Патриотизм чувство благородное, достойное; не следует умалять и унижать его с помощью самого жалкого порока, какой только существует - тщеславия. Слава Богу, порок этот не свойствен ни русскому народу, ни русскому войску. Благородно перенести поражение, несчастье - это дело, быть может, более достохвальное, чем победа, так как оно более трудное.
Петр Великий служил этому примером: победы Карла XII под Нарвой и Венденом нисколько не унизили Петра, и он был дивно прекрасен во время победы под Полтавой. Это был такой великий характер!".
Карамзина сказала ему: "Вы воодушевляетесь всякий раз, как говорите о Петре Великом, вы даже взволнованы".
Пушкин. Это правда, я люблю говорить о нем, я много о нем думаю. Государь иногда говорит со мной о нем. Он также гордится своим предком и оживляется, когда говорит о нем.
"Англичане отличаются невыносимой народной надменностью", - сказал Тургенев.
"Скорей народной гордостью, - возразил Пушкин, без всякого тщеславия; но даже гордость следует предпочитать жалкому тщеславию, так как "в гордости не всегда есть заносчивость". Они вправе гордиться своей страной, своими писателями, своими политическими правами. Я очень горжусь Россией, всем, что она совершила со времён Петра Великого; я горжусь тем, что она произвела такого своеобразного гения, такого великого патриота, который никогда не усомнился в будущности своей родины, в ее силах, в ее способностях, который всегда верил в нее и перед Полтавской битвой сказал своим войскам: "Думать не о царе, но о России".
"Война - ужасная необходимость, - сказал в другой раз Пушкин; но она дает повод к высоким подвигам, подвигам храбрости, самоотвержения, патриотизма.
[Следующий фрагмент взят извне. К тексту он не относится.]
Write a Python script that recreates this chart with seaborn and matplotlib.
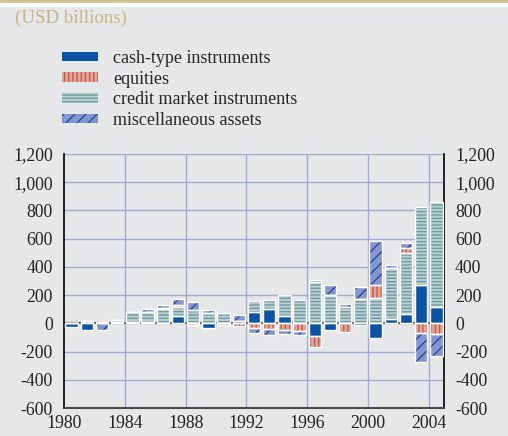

В эти "страшные часы", в этих подвигах, проявляется чувство долга. Я был свидетелем этого, когда был в Эрзеруме с Паскевичем.
Наши солдаты, наши молодые офицеры, перемена в их настроении: "до и после дела", производили на меня сильное впечатление. Конечно, я видел битвы только издали, но не могу сказать, до чего трогали меня лица солдат, идущих на бой и возвращающихся оттуда, а также погребение. Ни хвастовства, ни фразёрства нет в наш их войсках".
Как не быть благодарным А. О. Смирновой за то, что она сохранила нам такая суждения, такие речи Пушкина!